Most of us could stand to be happier and more productive in our work lives. Our work lives tend, though, to accumulate tasks and responsibilities gradually, over time. We become set in routines that we needed at one time, but now not necessary. Many of these tasks are unproductive. We dread them. We put them off. We spend more time worrying about having to get them done that doing them.
Our work routines require regular maintenance. Here’s one routine maintenance that can make you happier and more productive:
Take an inventory of the regular tasks you perform over a week, or even a month. What discrete pieces of work do you regularly complete? Then, divide those work items into two columns: those you find to be exciting, interesting or charge you up; and those you hate, that drain you, and that you find yourself avoiding.
Now, look closely at the tasks on the negative side of the ledger. It is likely that some of the things you do were added to the list out of some time-bound necessity or have proven not to be as successful or needful as you first hoped. Delete those items. Just stop doing them. Like going through the apps on your phone and deleting the ones you do not use frees up memory, deleting tasks that are unproductive or unimportant frees up time. Deleting even one or two tasks a week, especially if they are ones that drain you, can make a significant impact on your life.
Look again at your ledger, both sides of it.

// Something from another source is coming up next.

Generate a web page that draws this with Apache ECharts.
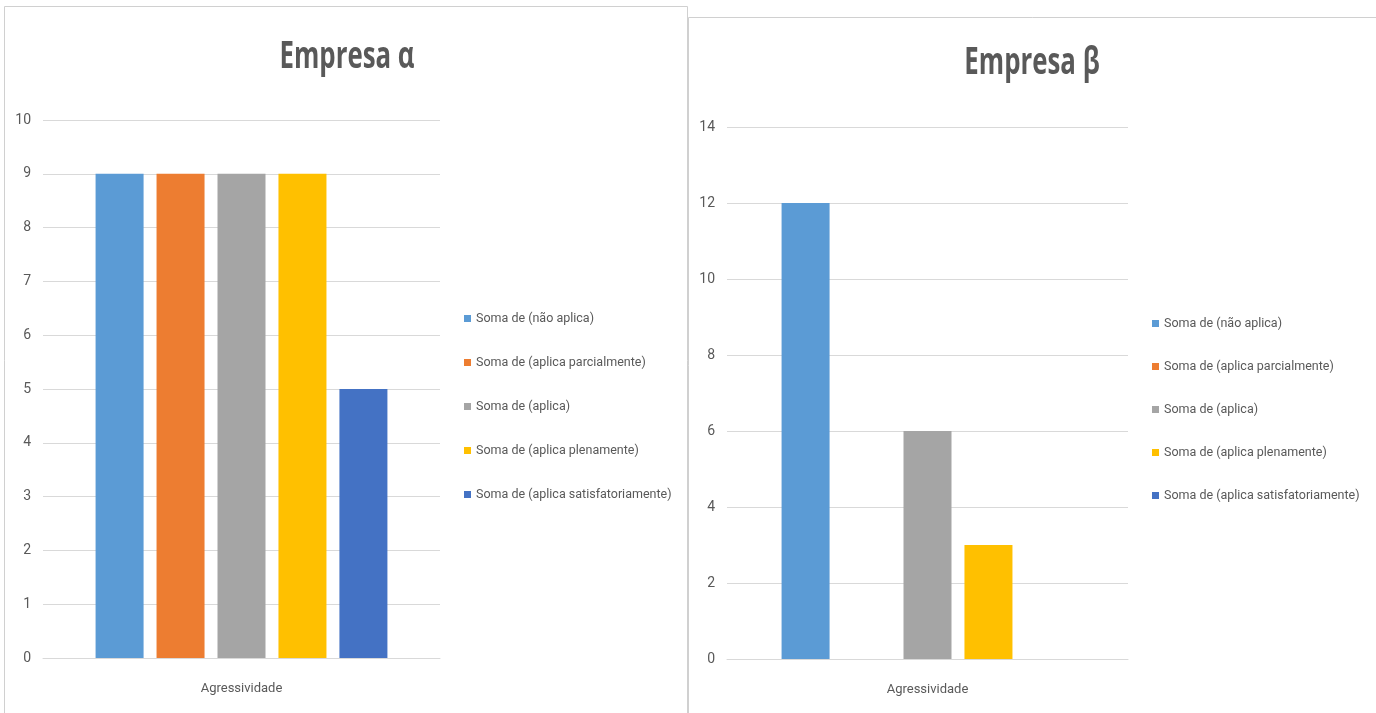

Chances are that some of the tasks that you perform were added to your list some time ago. The world we live in today changes at a dizzying pace. New apps and automations are sprouting up all of the time. Sites like IFFTT and Zappier let you design your own automations. When they say: “There’s an app for that,” they are not kidding. Do some research on the tools that are available and automate your mundane tasks. Automate as many as possible. You will be glad you did.
The tasks you have remaining on the negative side of your list are those that are too important to delete and cannot be automated, at least not by you. For your final bit of housekeeping, see if you can delegate any of those tasks. One great bit of hiring advice is to hire people whose skills and personalities complement, rather than duplicate, your own. Just because you find a task to be boring or dreadful doesn’t mean that another person in your office will not enjoy it, or at least not mind it. You are not limited to delegating internally, either. Today’s freelancer market is thriving. You may be able to find someone on a site like Fiverr for smaller tasks, hire someone you know who is looking for a side-hustle, or even hire a consultant if it is a larger task.
In any case, delegate what you cannot automate or delete, and spend your time on the high-value activities that are the most productive and important. Chances are, these are the tasks on the positive side of your list. If they are not, maybe it is time to buy What Color is Your Parachute, and figure out how to change that.